Problem Statement
Engineers repeat the same browser chores — filling forms, scraping values, multi-step QA flows — and the tools to automate them are either heavyweight (Selenium/Playwright, code + setup), cloud-bound (privacy + account required), or opaque (no-code SaaS where you can't see what's actually running). The gap: a transparent, local, version-controllable way to record and run browser workflows right inside Chrome.
Proposed Solution
Atuko (Yoruba: "driver") is a Chrome MV3 extension that lets you record, build, and run multi-step browser workflows directly in the browser — no cloud, no account. Every workflow compiles to portable, human-readable JSON you can version-control, share, or generate programmatically (including by AI agents).
Full Solution Details
- 18 step types —
click,fill,wait,scroll,navigate,submit,select,hover,keypress,extract,screenshot,tab,clipboard,storage,log,prompt,setVariable,branch,loop,stop,jump. - Action recorder — record interactions; auto-detects wait gaps (a 5s pause inserts a
waitstep) and generates stable CSS + XPath selectors with fallbacks and stability scores for every element. - Builder — drag-and-drop step canvas + inspector, visual branch/loop editors with inline conditions, and variable binding for any
{{var}}-supporting field. - Element picker — crosshair mode for manual selector targeting.

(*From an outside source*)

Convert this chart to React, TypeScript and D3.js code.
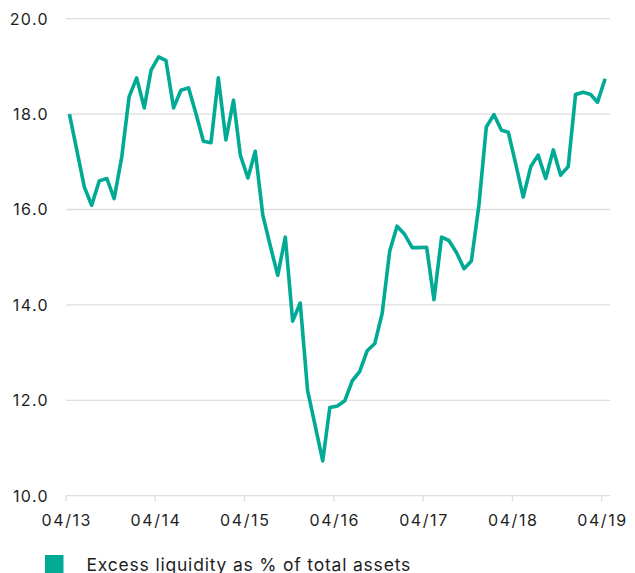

- Dry-run mode — simulates a full run without touching the DOM, validating selectors, variable refs, and step logic before execution.
- Run history — step-level logs, output/variable capture, and per-step screenshots.
- Live toast overlay — a shadow-DOM overlay injected into the page showing current step, progress, and pause/stop.
- Import/Export — workflows are plain JSON; AI agents can generate and import them directly.
Technical Documentation
React + TypeScript + Vite (via @crxjs/vite-plugin for hot-reload dev). The extension spans four UI surfaces — a Side Panel (the full builder SPA), a Popup (runtime dashboard), an Options page, and a Toast (a React root injected into the page via shadow DOM so it can't be styled or clobbered by the host site). Two background contexts do the work: the Service Worker is the orchestration engine — message router and run state machine — and the Content Script is the DOM step executor, element picker, and recorder. Communication is a clean request/response loop: Side Panel/Popup → chrome.runtime.sendMessage → Service Worker → chrome.tabs.sendMessage → Content Script → back. Workflows persist in extension storage as JSON.
Tech Stack
TypeScript, React, Chrome Manifest V3 (service worker + content scripts), Vite + @crxjs/vite-plugin, shadow DOM; CSS/XPath selector generation.
System Design
Surfaces: Side Panel (builder SPA) · Popup (dashboard) · Options · Toast (shadow DOM overlay)
│ chrome.runtime.sendMessage
▼
Service Worker ── run state machine · message router · orchestration
│ chrome.tabs.sendMessage
▼
Content Script ── DOM executor · recorder · element picker
│
18 step types · branch/loop · {{vars}} · dry-run validation
│
Workflow = portable JSON → export / import / AI-generate · run history + screenshots
Smart Architectural Decisions
- Workflow-as-JSON is the whole thesis. Compiling every workflow to portable, human-readable JSON makes automations version-controllable, shareable, and AI-generatable — turning a no-code tool into something engineers can treat as code.
- Dry-run before execution. Validating selectors, variable references, and step logic without touching the DOM is a thoughtful reliability feature that prevents half-run, broken automations.
- Stable selectors with fallbacks + stability scores. The recorder's selector strategy directly attacks the #1 cause of flaky browser automation (brittle selectors).
- Shadow-DOM toast overlay. Injecting the live progress UI in a shadow root isolates it from the host page's CSS/JS — correct, defensive content-script engineering.
- MV3 service-worker state machine. Modeling runs as an explicit state machine in the (ephemeral) MV3 service worker is the right pattern for orchestrating long, multi-step flows under Manifest V3's constraints.
- Local-first, no account keeps automations private and dependency-free.
Impacts
A transparent, local, engineer-friendly browser-automation tool with serious depth (18 step types, recorder, branch/loop, dry-run, run history) where every workflow is portable JSON — bridging no-code convenience with code-grade version control and AI generation.
Demonstrated Skills
Chrome MV3 extension architecture (service worker run state machine, content scripts, multi-surface messaging, shadow-DOM injection); robust DOM automation (selector generation with fallbacks/stability scoring, recorder); workflow engine + DSL design (18 step types, branch/loop/variables, dry-run validation); React + TypeScript + Vite tooling; local-first design.